→ **AVAILABLE DATA**:
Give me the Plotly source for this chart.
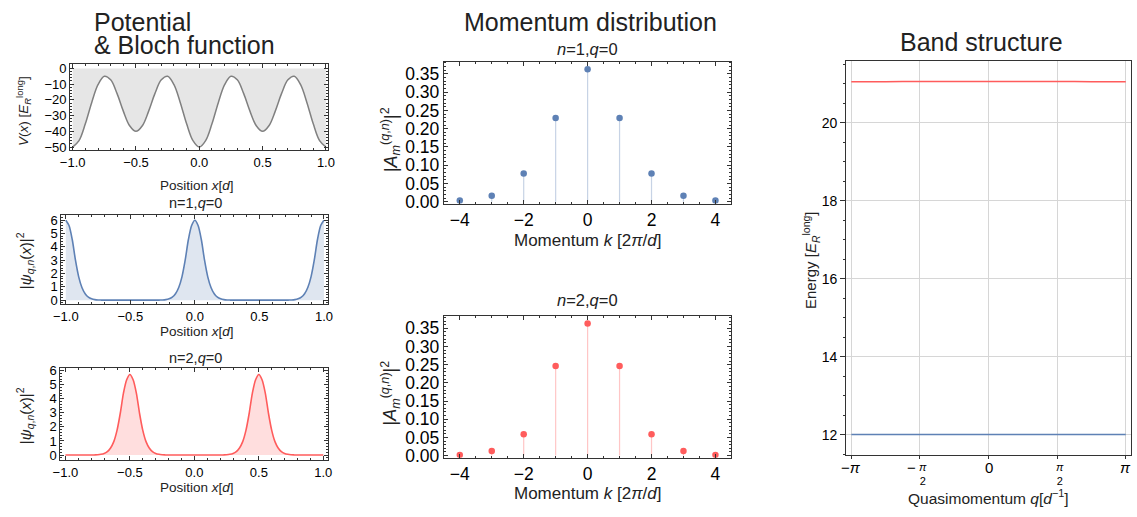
import plotly.graph_objects as go

W, H = 1137, 517

# ---------------- data ----------------
pot_x = [-1.0, -0.95, -0.9, -0.85, -0.8, -0.75, -0.7, -0.65, -0.6, -0.55, -0.5,
         -0.45, -0.4, -0.35, -0.3, -0.25, -0.2, -0.15, -0.1, -0.05, 0.0,
         0.05, 0.1, 0.15, 0.2, 0.25, 0.3, 0.35, 0.4, 0.45, 0.5,
         0.55, 0.6, 0.65, 0.7, 0.75, 0.8, 0.85, 0.9, 0.95, 1.0]
pot_v = [-50.0, -45.94, -35.23, -21.76, -10.37, -5.0, -7.27, -15.88, -27.13, -36.42, -40.0,
         -36.42, -27.13, -15.88, -7.27, -5.0, -10.37, -21.76, -35.23, -45.94, -50.0,
         -45.94, -35.23, -21.76, -10.37, -5.0, -7.27, -15.88, -27.13, -36.42, -40.0,
         -36.42, -27.13, -15.88, -7.27, -5.0, -10.37, -21.76, -35.23, -45.94, -50.0]

wave_x = [-1.0, -0.975, -0.95, -0.925, -0.9, -0.875, -0.85, -0.825, -0.8, -0.775,
          -0.75, -0.725, -0.7, -0.675, -0.65, -0.625, -0.6, -0.575, -0.55, -0.525,
          -0.5, -0.475, -0.45, -0.425, -0.4, -0.375, -0.35, -0.325, -0.3, -0.275,
          -0.25, -0.225, -0.2, -0.175, -0.15, -0.125, -0.1, -0.075, -0.05, -0.025,
          0.0,
          0.025, 0.05, 0.075, 0.1, 0.125, 0.15, 0.175, 0.2, 0.225, 0.25,
          0.275, 0.3, 0.325, 0.35, 0.375, 0.4, 0.425, 0.45, 0.475, 0.5,
          0.525, 0.55, 0.575, 0.6, 0.625, 0.65, 0.675, 0.7, 0.725, 0.75,
          0.775, 0.8, 0.825, 0.85, 0.875, 0.9, 0.925, 0.95, 0.975, 1.0]
wave_n1 = [6.0, 5.6, 4.55, 3.0, 1.75, 0.95, 0.48, 0.22, 0.1, 0.04,
           0.015, 0.005, 0, 0, 0, 0, 0, 0, 0, 0,
           0, 0, 0, 0, 0, 0, 0, 0, 0, 0.005,
           0.015, 0.04, 0.1, 0.22, 0.48, 0.95, 1.75, 3.0, 4.55, 5.6,
           6.0,
           5.6, 4.55, 3.0, 1.75, 0.95, 0.48, 0.22, 0.1, 0.04, 0.015,
           0.005, 0, 0, 0, 0, 0, 0, 0, 0, 0,
           0, 0, 0, 0, 0, 0, 0, 0, 0.005, 0.015,
           0.04, 0.1, 0.22, 0.48, 0.95, 1.75, 3.0, 4.55, 5.6, 6.0]
wave_n2 = [0, 0, 0, 0, 0, 0, 0, 0, 0, 0.007,
           0.02, 0.05, 0.11, 0.24, 0.5, 0.95, 1.75, 2.95, 4.4, 5.35,
           5.72, 5.35, 4.4, 2.95, 1.75, 0.95, 0.5, 0.24, 0.11, 0.05,
           0.02, 0.007, 0, 0, 0, 0, 0, 0, 0, 0,
           0,
           0, 0, 0, 0, 0, 0, 0, 0, 0.007, 0.02,
           0.05, 0.11, 0.24, 0.5, 0.95, 1.75, 2.95, 4.4, 5.35, 5.72,
           5.35, 4.4, 2.95, 1.75, 0.95, 0.5, 0.24, 0.11, 0.05, 0.02,
           0.007, 0, 0, 0, 0, 0, 0, 0, 0, 0]

mom_m = [-4, -3, -2, -1, 0, 1, 2, 3, 4]
mom_n1 = [0.003, 0.016, 0.077, 0.229, 0.363, 0.229, 0.077, 0.016, 0.003]
mom_n2 = [0.002, 0.013, 0.059, 0.246, 0.363, 0.246, 0.059, 0.013, 0.002]

band_q = [-3.1416, -2.3562, -1.5708, -0.7854, 0.0, 0.7854, 1.5708, 2.3562, 3.1416]
band_1 = [12.0, 12.0, 12.0, 12.0, 12.0, 12.0, 12.0, 12.0, 12.0]
band_2 = [21.05, 21.052, 21.054, 21.055, 21.056, 21.055, 21.054, 21.052, 21.05]

q_tick_vals = [-3.14159, -1.5708, 0.0, 1.5708, 3.14159]

# ---------------- style ----------------
BLUE = "rgb(94,129,181)"
RED = "rgb(255,92,92)"
FONT = "Liberation Sans, Arial, sans-serif"
FRAME = "#333333"


def px(x):
    return x / W


def py(y):
    return 1 - y / H


fig = go.Figure()

# Potential
fig.add_trace(go.Scatter(x=pot_x, y=[0] * len(pot_x), mode="lines",
                         line=dict(width=0), xaxis="x", yaxis="y", hoverinfo="skip"))
fig.add_trace(go.Scatter(x=pot_x, y=pot_v, mode="lines", fill="tonexty",
                         fillcolor="#e6e6e6", line=dict(color="#808080", width=1.5, shape="spline"),
                         xaxis="x", yaxis="y"))
# Bloch functions
fig.add_trace(go.Scatter(x=wave_x, y=wave_n1, mode="lines", fill="tozeroy",
                         fillcolor="rgba(94,129,181,0.2)",
                         line=dict(color=BLUE, width=1.6, shape="spline", smoothing=0.8),
                         xaxis="x2", yaxis="y2"))
fig.add_trace(go.Scatter(x=wave_x, y=wave_n2, mode="lines", fill="tozeroy",
                         fillcolor="rgba(255,92,92,0.2)",
                         line=dict(color=RED, width=1.6, shape="spline", smoothing=0.8),
                         xaxis="x3", yaxis="y3"))


def stems(ms, vs):
    xs, ys = [], []
    for m, v in zip(ms, vs):
        xs += [m, m, None]
        ys += [0, v, None]
    return xs, ys


sx, sy = stems(mom_m, mom_n1)
fig.add_trace(go.Scatter(x=sx, y=sy, mode="lines", line=dict(color="rgba(94,129,181,0.35)", width=1.2),
                         xaxis="x4", yaxis="y4"))
fig.add_trace(go.Scatter(x=mom_m, y=mom_n1, mode="markers", marker=dict(color=BLUE, size=6.5),
                         xaxis="x4", yaxis="y4"))
sx, sy = stems(mom_m, mom_n2)
fig.add_trace(go.Scatter(x=sx, y=sy, mode="lines", line=dict(color="rgba(255,92,92,0.35)", width=1.2),
                         xaxis="x5", yaxis="y5"))
fig.add_trace(go.Scatter(x=mom_m, y=mom_n2, mode="markers", marker=dict(color=RED, size=6.5),
                         xaxis="x5", yaxis="y5"))

# Band structure
fig.add_trace(go.Scatter(x=band_q, y=band_1, mode="lines", line=dict(color=BLUE, width=1.5, shape="spline"),
                         xaxis="x6", yaxis="y6"))
fig.add_trace(go.Scatter(x=band_q, y=band_2, mode="lines", line=dict(color=RED, width=1.5, shape="spline"),
                         xaxis="x6", yaxis="y6"))


def frame_axis(domain, rng, anchor, size, **kw):
    d = dict(domain=domain, range=rng, anchor=anchor, showline=True, linecolor=FRAME, linewidth=1,
             mirror="allticks", ticks="inside", ticklen=4, tickcolor=FRAME, tickwidth=1,
             showgrid=False, zeroline=False, fixedrange=True,
             tickfont=dict(family=FONT, size=size, color="#000000"))
    d.update(kw)
    return d


def minor(dt, ln=2):
    return dict(ticks="inside", ticklen=ln, tickcolor=FRAME, dtick=dt, showgrid=False)


layout = dict(
    width=W, height=H, margin=dict(l=0, r=0, t=0, b=0),
    paper_bgcolor="white", plot_bgcolor="white", showlegend=False,
    font=dict(family=FONT, color="#222222"),
)

LT = 13     # left tick font
MT = 17.5   # middle tick font

# A potential
layout["xaxis"] = frame_axis([px(61), px(323)], [-1.02, 1.02], "y", LT,
                             dtick=0.5, tick0=0, tickformat=".1f", minor=minor(0.1))
layout["yaxis"] = frame_axis([py(149), py(61)], [-52, 2.5], "x", LT,
                             dtick=10, tick0=0, minor=minor(2))
# B n=1
layout["xaxis2"] = frame_axis([px(52), px(323)], [-1.035, 1.035], "y2", LT,
                              dtick=0.5, tick0=0, tickformat=".1f", minor=minor(0.1))
layout["yaxis2"] = frame_axis([py(307), py(215)], [-0.31, 6.42], "x2", LT,
                              dtick=1, tick0=0, minor=minor(0.2))
# C n=2
layout["xaxis3"] = frame_axis([px(51), px(323)], [-1.04, 1.04], "y3", LT,
                              dtick=0.5, tick0=0, tickformat=".1f", minor=minor(0.1))
layout["yaxis3"] = frame_axis([py(466.7), py(372.7)], [-0.35, 6.16], "x3", LT,
                              dtick=1, tick0=0, minor=minor(0.2))
# D momentum n=1
layout["xaxis4"] = frame_axis([px(440), px(731.7)], [-4.5, 4.5], "y4", MT,
                              dtick=2, tick0=0, minor=minor(0.5))
layout["yaxis4"] = frame_axis([py(204), py(58.3)], [-0.006, 0.383], "x4", MT,
                              dtick=0.05, tick0=0, tickformat=".2f", minor=minor(0.01))
# E momentum n=2
layout["xaxis5"] = frame_axis([px(440), px(731.7)], [-4.5, 4.5], "y5", MT,
                              dtick=2, tick0=0, minor=minor(0.5))
layout["yaxis5"] = frame_axis([py(464.3), py(319.3)], [-0.0055, 0.383], "x5", MT,
                              dtick=0.05, tick0=0, tickformat=".2f", minor=minor(0.01))
# F band structure
layout["xaxis6"] = dict(domain=[px(848), 1.0], range=[-3.26159, 3.26159], anchor="y6",
                        showline=True, linecolor=FRAME, linewidth=1, mirror=True,
                        ticks="outside", ticklen=3, tickcolor=FRAME,
                        tickvals=q_tick_vals, showticklabels=False,
                        showgrid=True, gridcolor="#d6d6d6", gridwidth=1, zeroline=False, fixedrange=True)
layout["yaxis6"] = dict(domain=[py(461.7), py(57.7)], range=[11.475, 21.575], anchor="x6",
                        showline=True, linecolor=FRAME, linewidth=1, mirror=True,
                        ticks="outside", ticklen=5, tickcolor=FRAME, dtick=2, tick0=0,
                        minor=dict(ticks="outside", ticklen=2.5, tickcolor=FRAME, dtick=0.5, showgrid=False),
                        showgrid=True, gridcolor="#d6d6d6", gridwidth=1, zeroline=False, fixedrange=True,
                        tickfont=dict(family=FONT, size=14, color="#000000"))

ann = []


def text(x, y, t, size, angle=0, xanchor="center", color="#222222"):
    ann.append(dict(x=px(x), y=py(y), xref="paper", yref="paper", text=t, showarrow=False,
                    xanchor=xanchor, yanchor="middle", textangle=angle, borderpad=0,
                    font=dict(family=FONT, size=size, color=color)))


# titles
text(84, 17, "Potential", 25, xanchor="left")
text(84, 41, "&amp; Bloch function", 25, xanchor="left")
text(589, 17, "Momentum distribution", 25)
text(985, 38, "Band structure", 25)

# left column labels
text(14, 109, "<i>V</i>(<i>x</i>) [<i>E</i><sub><i>R</i></sub><sup>long</sup>]", 13.5, angle=-90)
text(190, 185, "Position <i>x</i>[<i>d</i>]", 13.5)
text(188, 203, "n=1,<i>q</i>=0", 14.5)
text(15, 262, "|<i>ψ</i><sub><i>q</i>,<i>n</i></sub>(<i>x</i>)|<sup>2</sup>", 15, angle=-90)
text(190, 335, "Position <i>x</i>[<i>d</i>]", 13.5)
text(188, 362, "n=2,<i>q</i>=0", 14.5)
text(15, 421, "|<i>ψ</i><sub><i>q</i>,<i>n</i></sub>(<i>x</i>)|<sup>2</sup>", 15, angle=-90)
text(190, 495, "Position <i>x</i>[<i>d</i>]", 13.5)

# middle column labels
text(586, 45, "<i>n</i>=1,<i>q</i>=0", 16.5)
text(386, 138, "|<i>A</i><sub><i>m</i></sub><sup>(<i>q</i>,<i>n</i>)</sup>|<sup>2</sup>", 18, angle=-90)
text(586, 242, "Momentum <i>k</i> [2<i>π</i>/<i>d</i>]", 17)
text(586, 303, "<i>n</i>=2,<i>q</i>=0", 16.5)
text(386, 398, "|<i>A</i><sub><i>m</i></sub><sup>(<i>q</i>,<i>n</i>)</sup>|<sup>2</sup>", 18, angle=-90)
text(586, 501, "Momentum <i>k</i> [2<i>π</i>/<i>d</i>]", 17)

# right column labels
text(812, 262, "Energy [<i>E</i><sub><i>R</i></sub><sup>long</sup>]", 15, angle=-90)
text(992, 505, "Quasimomentum <i>q</i>[<i>d</i><sup>−1</sup>]", 15.5)

# band x tick labels (pi fractions)
qlabels = ["−<i>π</i>", "<i>π</i><br>2", "0", "<i>π</i><br>2", "<i>π</i>"]
for v, lab in zip(q_tick_vals, qlabels):
    frac = "<br>" in lab
    ann.append(dict(x=v, y=py(481 if frac else 474), xref="x6", yref="paper", text=lab, showarrow=False,
                    xanchor="center", yanchor="middle", xshift=3 if frac else 0, borderpad=0,
                    font=dict(family=FONT, size=11 if frac else 15, color="#000000")))
    if frac and v < 0:
        ann.append(dict(x=v, y=py(474), xref="x6", yref="paper", text="−", showarrow=False,
                        xanchor="center", yanchor="middle", xshift=-8, borderpad=0,
                        font=dict(family=FONT, size=15, color="#000000")))

layout["annotations"] = ann
fig.update_layout(**layout)

fig.write_html("out.html")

→ **REQUIRED TASK**:
Without any pictures, reproduce the lines from the first one in the material through the line that has "-35.23, -45.94, -50.0]", exactly as they appear.

→ **FINISHED EXERCISE**:
Give me the Plotly source for this chart.
import plotly.graph_objects as go

W, H = 1137, 517

# ---------------- data ----------------
pot_x = [-1.0, -0.95, -0.9, -0.85, -0.8, -0.75, -0.7, -0.65, -0.6, -0.55, -0.5,
         -0.45, -0.4, -0.35, -0.3, -0.25, -0.2, -0.15, -0.1, -0.05, 0.0,
         0.05, 0.1, 0.15, 0.2, 0.25, 0.3, 0.35, 0.4, 0.45, 0.5,
         0.55, 0.6, 0.65, 0.7, 0.75, 0.8, 0.85, 0.9, 0.95, 1.0]
pot_v = [-50.0, -45.94, -35.23, -21.76, -10.37, -5.0, -7.27, -15.88, -27.13, -36.42, -40.0,
         -36.42, -27.13, -15.88, -7.27, -5.0, -10.37, -21.76, -35.23, -45.94, -50.0,
         -45.94, -35.23, -21.76, -10.37, -5.0, -7.27, -15.88, -27.13, -36.42, -40.0,
         -36.42, -27.13, -15.88, -7.27, -5.0, -10.37, -21.76, -35.23, -45.94, -50.0]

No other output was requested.